> [Source excerpt]
[start]

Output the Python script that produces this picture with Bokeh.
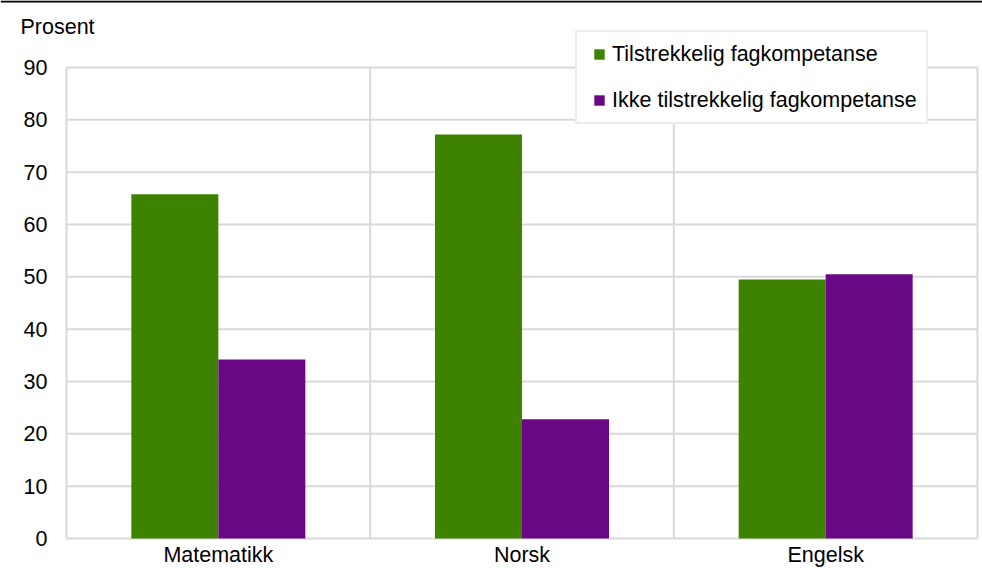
from bokeh.plotting import figure
from bokeh.models import Legend, LegendItem, Label, BoxAnnotation, Range1d
from bokeh.core.properties import value
from bokeh.embed import file_html
from bokeh.resources import INLINE

categories = ["Matematikk", "Norsk", "Engelsk"]
series_names = ["Tilstrekkelig fagkompetanse", "Ikke tilstrekkelig fagkompetanse"]
tilstrekkelig = [65.8, 77.2, 49.5]
ikke_tilstrekkelig = [34.2, 22.8, 50.5]
y_ticks = [0, 10, 20, 30, 40, 50, 60, 70, 80, 90]
y_label = "Prosent"

FONT = "Liberation Sans"
FS = "21.5px"
GREEN = "#3e8201"
PURPLE = "#680885"
GRID = "#d9d9d9"
TEXT = "#000000"
BAR_W = 0.2865

n = len(categories)
centers = [i + 0.5 for i in range(n)]
edges = [i for i in range(n + 1)]
ymin, ymax = y_ticks[0], y_ticks[-1]

W, H = 982, 568
# frame fills the whole canvas; plot area of the chart is at px 66..977 x 67..538
px_per_x = (977 - 66) / n
px_per_y = (538 - 67) / (ymax - ymin)
x_range = Range1d(-66 / px_per_x, (W - 66) / px_per_x)
y_range = Range1d(ymin - (H - 538) / px_per_y, ymax + 67 / px_per_y)

p = figure(width=W, height=H, output_backend="svg", toolbar_location=None,
           x_range=x_range, y_range=y_range,
           x_axis_location=None, y_axis_location=None,
           min_border=0, min_border_left=0, min_border_right=0,
           min_border_top=0, min_border_bottom=0)
p.grid.visible = False
p.outline_line_color = None
p.background_fill_color = "white"
p.border_fill_color = "white"

# grid lines and plot-area border
p.segment(x0=[edges[0]] * len(y_ticks), x1=[edges[-1]] * len(y_ticks),
          y0=y_ticks, y1=y_ticks, line_color=GRID, line_width=2)
p.segment(x0=edges, x1=edges, y0=[ymin] * len(edges), y1=[ymax] * len(edges),
          line_color=GRID, line_width=2)

# bars
p.vbar(x=[c - BAR_W / 2 for c in centers], top=tilstrekkelig, width=BAR_W,
       fill_color=GREEN, line_color=None)
p.vbar(x=[c + BAR_W / 2 for c in centers], top=ikke_tilstrekkelig, width=BAR_W,
       fill_color=PURPLE, line_color=None)

# axis tick labels
p.text(x=[edges[0]] * len(y_ticks), y=y_ticks, text=[str(t) for t in y_ticks],
       x_offset=-19, text_align="right", text_baseline="middle",
       text_font=value(FONT), text_font_size=FS, text_color=TEXT)
p.text(x=centers, y=[ymin] * n, text=categories, y_offset=4,
       text_align="center", text_baseline="top",
       text_font=value(FONT), text_font_size=FS, text_color=TEXT)

# legend (marker renderers of size 0 only serve as legend swatches)
lg = p.scatter(x=[c - BAR_W / 2 for c in centers], y=tilstrekkelig, size=0,
               marker="square", fill_color=GREEN, line_color=None)
lv = p.scatter(x=[c + BAR_W / 2 for c in centers], y=ikke_tilstrekkelig, size=0,
               marker="square", fill_color=PURPLE, line_color=None)
legend = Legend(items=[LegendItem(label=series_names[0], renderers=[lg]),
                       LegendItem(label=series_names[1], renderers=[lv])],
                location=(575, 444), orientation="vertical",
                padding=9, spacing=20, margin=0,
                glyph_width=26, glyph_height=26, label_standoff=0,
                label_text_font=FONT, label_text_font_size=FS,
                label_text_color=TEXT,
                border_line_color=GRID, border_line_width=2,
                background_fill_color="white", background_fill_alpha=1)
p.add_layout(legend, "center")

p.add_layout(Label(x=20, y=542, x_units="screen", y_units="screen", text=y_label,
                   text_baseline="alphabetic", text_font=FONT, text_font_size=FS,
                   text_color=TEXT))

p.add_layout(BoxAnnotation(left=0, right=W, bottom=H - 2, top=H,
                           left_units="screen", right_units="screen",
                           bottom_units="screen", top_units="screen",
                           fill_color="black", fill_alpha=1, line_color=None))

open("out.html", "w").write(file_html(p, INLINE))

[end]

> [What is asked]
Write out, word for word, the lines from the start of the data through the one holding "from bokeh.resources import INLINE". Omit pictures.

> [Output below]
Output the Python script that produces this picture with Bokeh.
from bokeh.plotting import figure
from bokeh.models import Legend, LegendItem, Label, BoxAnnotation, Range1d
from bokeh.core.properties import value
from bokeh.embed import file_html
from bokeh.resources import INLINE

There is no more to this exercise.